Setelah lahirnya negara Indonesia pada tahun 1945 dan negara Malaysia tahun 1957 jaringan itu dilanjutkan oleh para cendekiawan Muslim seperti Natsir, Hamka, Imadudin Abdul Rahim, Adam Malik dan sebagainya.

Perlu dicatat bahwa jaringan ini bukanlah jaringan kebetulan, tetapi ianya adalah jaringan intelektual muslim yang telah berjalan sekian lama dan berterusan di kepulauan ini.
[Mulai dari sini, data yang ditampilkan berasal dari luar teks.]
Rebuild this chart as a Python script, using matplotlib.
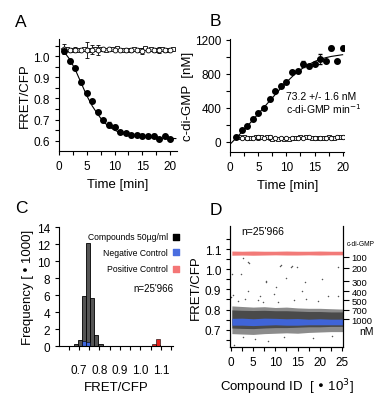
import matplotlib
matplotlib.use("Agg")
import matplotlib.pyplot as plt

plt.rcParams['font.family'] = ['Liberation Sans', 'DejaVu Sans']
plt.rcParams['axes.linewidth'] = 0.8
plt.rcParams['xtick.direction'] = 'out'
plt.rcParams['ytick.direction'] = 'out'

# ---- panel A: FRET/CFP vs time
A_TIME = [1, 2, 3, 4, 5, 6, 7, 8, 9, 10, 11, 12, 13, 14, 15, 16, 17, 18, 19, 20]
A_FRET = [1.025, 0.979, 0.945, 0.877, 0.825, 0.790, 0.737, 0.697, 0.675, 0.667,
          0.640, 0.635, 0.625, 0.628, 0.624, 0.620, 0.624, 0.608, 0.620, 0.608]
A_FRET_ERR = [0.01, 0.008, 0.006, 0.008, 0.005, 0.005, 0.006, 0.008, 0.012, 0.006,
              0.005, 0.004, 0.008, 0.004, 0.006, 0.008, 0.006, 0.004, 0.005, 0.004]
A_FIT_T = [0.5, 1, 2, 3, 4, 5, 6, 7, 8, 9, 10, 11, 12, 14, 16, 18, 21]
A_FIT_Y = [1.035, 1.020, 0.985, 0.935, 0.875, 0.815, 0.765, 0.725, 0.690, 0.667,
           0.650, 0.638, 0.630, 0.620, 0.615, 0.612, 0.610]
A_CTRL_T = [1, 2, 3, 4, 5, 6, 7, 8, 9, 10, 11, 12, 13, 14, 15, 16, 17, 18, 19, 20]
A_CTRL = [1.035, 1.028, 1.030, 1.030, 1.030, 1.032, 1.030, 1.033, 1.035, 1.030,
          1.028, 1.030, 1.028, 1.030, 1.025, 1.030, 1.028, 1.030, 1.028, 1.030]
A_CTRL_ERR = [0.025, 0.010, 0.012, 0.0, 0.040, 0.020, 0.025, 0.0, 0.0, 0.0,
              0.0, 0.0, 0.010, 0.0, 0.015, 0.0, 0.010, 0.015, 0.010, 0.0]
A_CTRL2_T = [1.5, 2.5, 3.5, 4.5, 5.5, 6.5, 7.5, 8.5, 9.5, 10.5, 11.5, 12.5, 13.5,
             14.5, 15.5, 16.5, 17.5, 18.5, 19.5, 20.5]
A_CTRL2 = [1.033, 1.030, 1.032, 1.034, 1.030, 1.036, 1.033, 1.032, 1.036, 1.040,
           1.032, 1.030, 1.034, 1.030, 1.038, 1.033, 1.030, 1.034, 1.032, 1.034]

# ---- panel B: c-di-GMP vs time
B_TIME = [1, 2, 3, 4, 5, 6, 7, 8, 9, 10, 11, 12, 13, 14, 15, 16, 17, 18, 19, 20]
B_CDG = [50, 136, 179, 265, 335, 393, 499, 596, 662, 705,
         818, 838, 915, 888, 915, 974, 947, 1102, 947, 1102]
B_CDG_ERR = [8, 8, 8, 8, 8, 8, 8, 10, 15, 10, 8, 10, 40, 15, 10, 60, 10, 25, 8, 25]
B_FIT_T = [0, 1, 2, 3, 4, 5, 6, 7, 8, 9, 10, 11, 12, 13, 14, 15, 16, 17, 18, 19, 20]
B_FIT_Y = [-27, 40, 110, 180, 255, 330, 405, 480, 555, 630, 700, 765, 825, 870,
           910, 945, 970, 990, 1005, 1015, 1025]
B_CTRL_T = [1, 2, 3, 4, 5, 6, 7, 8, 9, 10, 11, 12, 13, 14, 15, 16, 17, 18, 19, 20]
B_CTRL = [55, 45, 40, 48, 52, 45, 50, 40, 40, 42, 45, 45, 48, 50, 48, 45, 45, 48, 50, 55]
B_CTRL_ERR = [15, 0, 20, 0, 30, 0, 25, 0, 0, 0, 0, 0, 0, 0, 20, 0, 0, 0, 0, 0]
B_CTRL2_T = [1.5, 2.5, 3.5, 4.5, 5.5, 6.5, 7.5, 8.5, 9.5, 10.5, 11.5, 12.5, 13.5,
             14.5, 15.5, 16.5, 17.5, 18.5, 19.5]
B_CTRL2 = [60, 50, 45, 55, 60, 50, 30, 30, 30, 35, 40, 50, 55, 45, 40, 45, 50, 48, 52]

# ---- panel C: histogram
C_BINS = [0.645, 0.665, 0.685, 0.705, 0.725, 0.745, 0.765, 0.785, 0.805, 0.825,
          0.845, 0.865, 0.885, 0.905, 0.925, 0.945, 0.965, 0.985, 1.005, 1.025,
          1.045, 1.065, 1.085, 1.105, 1.125]
C_COMPOUNDS = [0.03, 0.06, 0.27, 0.70, 5.95, 12.15, 5.68, 1.30, 0.30, 0.08,
               0.05, 0.04, 0.04, 0.04, 0.03, 0.03, 0.03, 0.03, 0.03, 0.03,
               0.04, 0.08, 0.10, 0.05, 0.03]
C_NEG_BINS = [0.725, 0.745]
C_NEG = [0.62, 0.55]
C_POS_BINS = [1.065, 1.085]
C_POS = [0.30, 0.90]
C_TICKS = [0.7, 0.8, 0.9, 1.0, 1.1]
C_TICK_LABELS = ['0.7', '0.8', '0.9', '1.0', '1.1']

# ---- panel D: screen overview (dense bands + visible outliers)
D_BAND_X = [0.2, 2.5, 5, 7.5, 10, 12.5, 15, 17.5, 20, 22.5, 25.3]
D_GRAY_LO = [0.680, 0.678, 0.676, 0.680, 0.682, 0.684, 0.682, 0.686, 0.688, 0.690, 0.690]
D_GRAY_HI = [0.818, 0.815, 0.812, 0.814, 0.810, 0.812, 0.808, 0.806, 0.806, 0.804, 0.802]
D_CORE_LO = [0.708, 0.706, 0.705, 0.708, 0.710, 0.710, 0.712, 0.714, 0.714, 0.716, 0.716]
D_CORE_HI = [0.798, 0.796, 0.795, 0.796, 0.794, 0.794, 0.792, 0.790, 0.790, 0.788, 0.788]
D_BLUE_LO = [0.722, 0.722, 0.720, 0.722, 0.724, 0.722, 0.722, 0.724, 0.724, 0.724, 0.724]
D_BLUE_HI = [0.756, 0.757, 0.754, 0.757, 0.756, 0.754, 0.755, 0.752, 0.754, 0.752, 0.752]
D_RED_LO = [1.070, 1.071, 1.070, 1.071, 1.072, 1.071, 1.071, 1.072, 1.071, 1.072, 1.072]
D_RED_HI = [1.091, 1.090, 1.091, 1.090, 1.090, 1.091, 1.090, 1.090, 1.091, 1.090, 1.090]
D_OUT_X = [0.15, 0.5, 0.0, 2.25, 2.6, 3.2, 3.75, 3.9, 4.05, 6.5, 8.0, 8.0, 9.75, 10.1,
           10.65, 11.0, 11.3, 12.5, 13.5, 13.7, 14.8, 15.9, 16.7, 20.4, 21.9, 24.0,
           24.2, 2.6, 0.75, 8.4, 5.5, 12.0, 18.5, 22.8, 1.5, 6.0, 17.0, 19.5, 7.2, 14.2]
D_OUT_Y = [0.977, 0.874, 0.861, 0.977, 1.055, 0.850, 1.035, 0.894, 1.030, 0.869,
           0.944, 0.936, 0.878, 0.914, 0.836, 1.018, 1.022, 0.957, 1.010, 1.018,
           1.013, 0.894, 0.936, 0.952, 0.869, 1.010, 0.869, 0.662, 0.625, 0.645,
           0.655, 0.665, 0.660, 0.668, 0.840, 0.845, 0.850, 0.842, 0.838, 0.848]
D_CDG_POS = [1.063, 1.007, 0.941, 0.892, 0.846, 0.798, 0.752]
D_CDG_LABELS = ['100', '200', '300', '400', '500', '700', '1000']

W, H = 392, 402
fig = plt.figure(figsize=(W / 100, H / 100), dpi=100)


def box(left, right, top, bottom):
    return [left / W, 1 - bottom / H, (right - left) / W, (bottom - top) / H]


def style(ax, right=False):
    ax.spines['top'].set_visible(False)
    if not right:
        ax.spines['right'].set_visible(False)
    ax.tick_params(labelsize=8.5, length=3, width=0.8, which='both')


# A
axA = fig.add_axes(box(58.7, 177, 40, 152))
style(axA)
axA.plot(A_FIT_T, A_FIT_Y, color='black', lw=0.8)
axA.errorbar(A_CTRL_T, A_CTRL, yerr=A_CTRL_ERR, fmt='o', mfc='white', mec='black',
             ecolor='black', ms=3.5, mew=0.6, elinewidth=0.6, capsize=1.5)
axA.plot(A_CTRL2_T, A_CTRL2, 's', mfc='white', mec='black', ms=3.2, mew=0.6)
axA.errorbar(A_TIME, A_FRET, yerr=A_FRET_ERR, fmt='o', color='black', ms=4,
             elinewidth=0.6, capsize=1.5)
axA.set_xlim(0, 21.2)
axA.set_ylim(0.551, 1.082)
axA.set_xticks([0, 5, 10, 15, 20])
axA.set_xticks([2.5, 7.5, 12.5, 17.5], minor=True)
axA.set_yticks([0.6, 0.7, 0.8, 0.9, 1.0])
axA.set_yticks([0.65, 0.75, 0.85, 0.95, 1.05], minor=True)
axA.set_yticklabels(['0.6', '0.7', '0.8', '0.9', '1.0'])
axA.set_xlabel('Time [min]', fontsize=9.5, labelpad=4)
axA.set_ylabel('FRET/CFP', fontsize=9.5, labelpad=2)

# B
axB = fig.add_axes(box(230.3, 344.3, 40, 153.3))
style(axB)
axB.plot(B_FIT_T, B_FIT_Y, color='black', lw=0.8)
axB.errorbar(B_CTRL_T, B_CTRL, yerr=B_CTRL_ERR, fmt='o', mfc='white', mec='black',
             ecolor='black', ms=3.2, mew=0.6, elinewidth=0.6, capsize=1.5)
axB.plot(B_CTRL2_T, B_CTRL2, 's', mfc='white', mec='black', ms=3, mew=0.6)
axB.errorbar(B_TIME, B_CDG, yerr=B_CDG_ERR, fmt='o', color='black', ms=4,
             elinewidth=0.6, capsize=1.5)
axB.set_xlim(0, 20.3)
axB.set_ylim(-125, 1210)
axB.set_xticks([0, 5, 10, 15, 20])
axB.set_xticks([2.5, 7.5, 12.5, 17.5], minor=True)
axB.set_yticks([0, 400, 800, 1200])
axB.set_yticks([200, 600, 1000], minor=True)
axB.set_xlabel('Time [min]', fontsize=9.5, labelpad=4)
axB.set_ylabel('c-di-GMP  [nM]', fontsize=9.5, labelpad=1)
axB.text(9.9, 455, '73.2 +/- 1.6 nM\nc-di-GMP min$^{-1}$', fontsize=7.5,
         va='center', ha='left', linespacing=1.05)

# C
axC = fig.add_axes(box(59.3, 173.3, 228.3, 347.3))
style(axC)
axC.bar(C_BINS, C_COMPOUNDS, width=0.02, color='#555555', edgecolor='black', lw=0.6)
axC.bar(C_NEG_BINS, C_NEG, width=0.02, color='#3d66dd', edgecolor='black', lw=0.4)
axC.bar(C_POS_BINS, C_POS, width=0.02, color='#e8231f', edgecolor='black', lw=0.4)
axC.set_xlim(0.604, 1.16)
axC.set_ylim(0, 14)
axC.set_xticks(C_TICKS)
axC.set_xticklabels(C_TICK_LABELS)
axC.set_xticks([0.65, 0.75, 0.85, 0.95, 1.05, 1.15], minor=True)
axC.set_yticks([0, 2, 4, 6, 8, 10, 12, 14])
axC.tick_params(axis='x', which='both', pad=10)
axC.set_xlabel('FRET/CFP', fontsize=9.5, labelpad=3)
axC.set_ylabel('Frequency [ \u2022 1000]', fontsize=9.5, labelpad=2)
legend_items = [('Compounds 50\u00b5g/ml', 'black', 0.921),
                ('Negative Control', '#4a6ee0', 0.790),
                ('Positive Control', '#f47676', 0.650)]
for label, col, yy in legend_items:
    axC.text(0.955, yy, label, transform=axC.transAxes, fontsize=6.2,
             ha='right', va='center')
    axC.scatter([1.02], [yy], marker='s', s=16, color=col, transform=axC.transAxes,
                clip_on=False)
axC.text(1.0, 0.487, "n=25'966", transform=axC.transAxes, fontsize=7,
         ha='right', va='center')

# D
axD = fig.add_axes(box(230.3, 343.3, 226.7, 348.3))
style(axD, right=True)
axD.fill_between(D_BAND_X, D_GRAY_LO, D_GRAY_HI, color='#8c8c8c', lw=0)
axD.fill_between(D_BAND_X, D_CORE_LO, D_CORE_HI, color='#4a4a4a', lw=0)
axD.fill_between(D_BAND_X, D_BLUE_LO, D_BLUE_HI, color='#3f64d8', lw=0)
axD.fill_between(D_BAND_X, D_RED_LO, D_RED_HI, color='#f27a78', lw=0)
axD.scatter(D_OUT_X, D_OUT_Y, s=1.2, color='#555555', lw=0)
axD.set_xlim(-0.15, 25.3)
axD.set_ylim(0.612, 1.217)
axD.set_xticks([0, 5, 10, 15, 20, 25])
axD.set_xticks([2.5, 7.5, 12.5, 17.5, 22.5], minor=True)
axD.set_yticks([0.7, 0.8, 0.9, 1.0, 1.1])
axD.set_yticks([0.65, 0.75, 0.85, 0.95, 1.05, 1.15], minor=True)
axD.set_xlabel('Compound ID  [ \u2022 10$^3$]', fontsize=9.5, labelpad=6)
axD.set_ylabel('FRET/CFP', fontsize=9.5, labelpad=2)
axD.text(2.25, 1.193, "n=25'966", fontsize=7.5, ha='left', va='center')
axD2 = axD.twinx()
axD2.set_ylim(axD.get_ylim())
axD2.spines['top'].set_visible(False)
axD2.set_yticks(D_CDG_POS)
axD2.set_yticklabels(D_CDG_LABELS)
axD2.tick_params(labelsize=6.8, length=4, width=0.8, pad=2)
axD.text(1.03, 0.85, 'c-di-GMP', transform=axD.transAxes, fontsize=4.8,
         ha='left', va='center')
axD.text(1.14, 0.135, 'nM', transform=axD.transAxes, fontsize=7.5, ha='left', va='center')

# panel letters
for letter, x, y in [('A', 15, 27), ('B', 210, 26), ('C', 15, 213), ('D', 210, 215)]:
    fig.text(x / W, 1 - y / H, letter, fontsize=12.5, ha='left', va='baseline')

fig.savefig('out.png', dpi=100)
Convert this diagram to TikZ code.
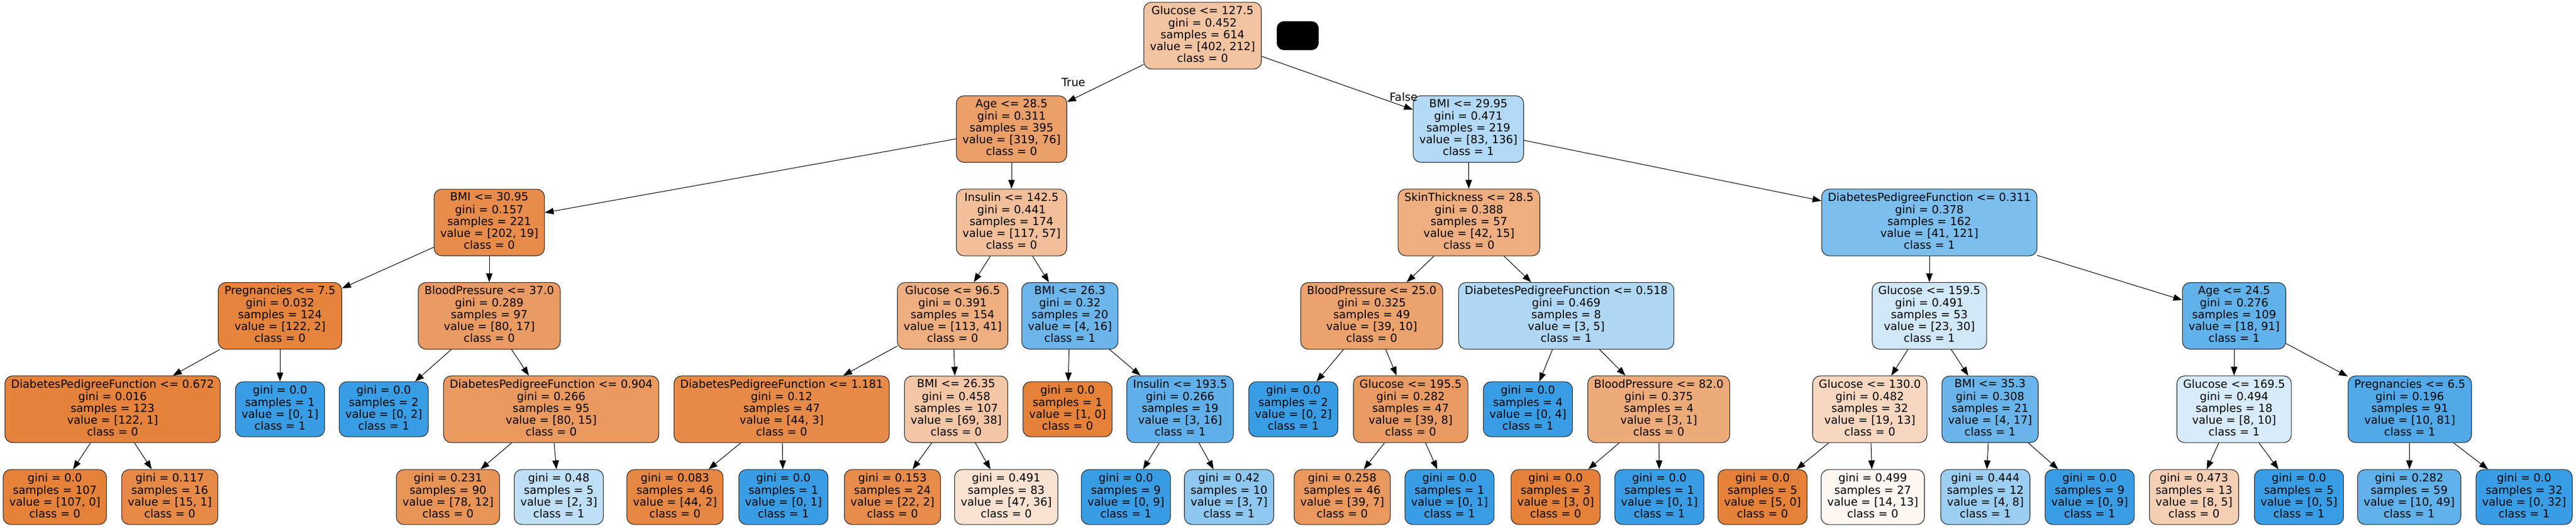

Disamping jaringan itu dalam rangka dakwah dan ukhuwah, ianya juga bertujuan melawan dominasi penguasaan ekonomi seperti yang dilakukan oleh SDI dan dalam rangka melawan penjajahan pihak asing dikepulauan ini.

Seperti biasa jaringan intelektual muslim Indonesia-Malaysia jarang sekali menggunakan jalur diplomasi kedua negara, karena jaringan diplomasi biasanya jaringan yang didasarkan atas kepentingan politik kekuasaan dan ekonomi yang bersifat sementara bukan atas kepentingan ukhuwah Islamiyah yang bersifat kekal abadi.

Hubungan kedua negara dikotori oleh perasaan nasionalisme sempit yang dimanfaatkan oleh pemerintah Indonesia untuk menutupi kegagalan mereka dalam mengurus negara. Nasionalisme sempit juga dimanfaatkan oleh pemerintah Malaysia untuk mencari simpati rakyat dalam pemilu.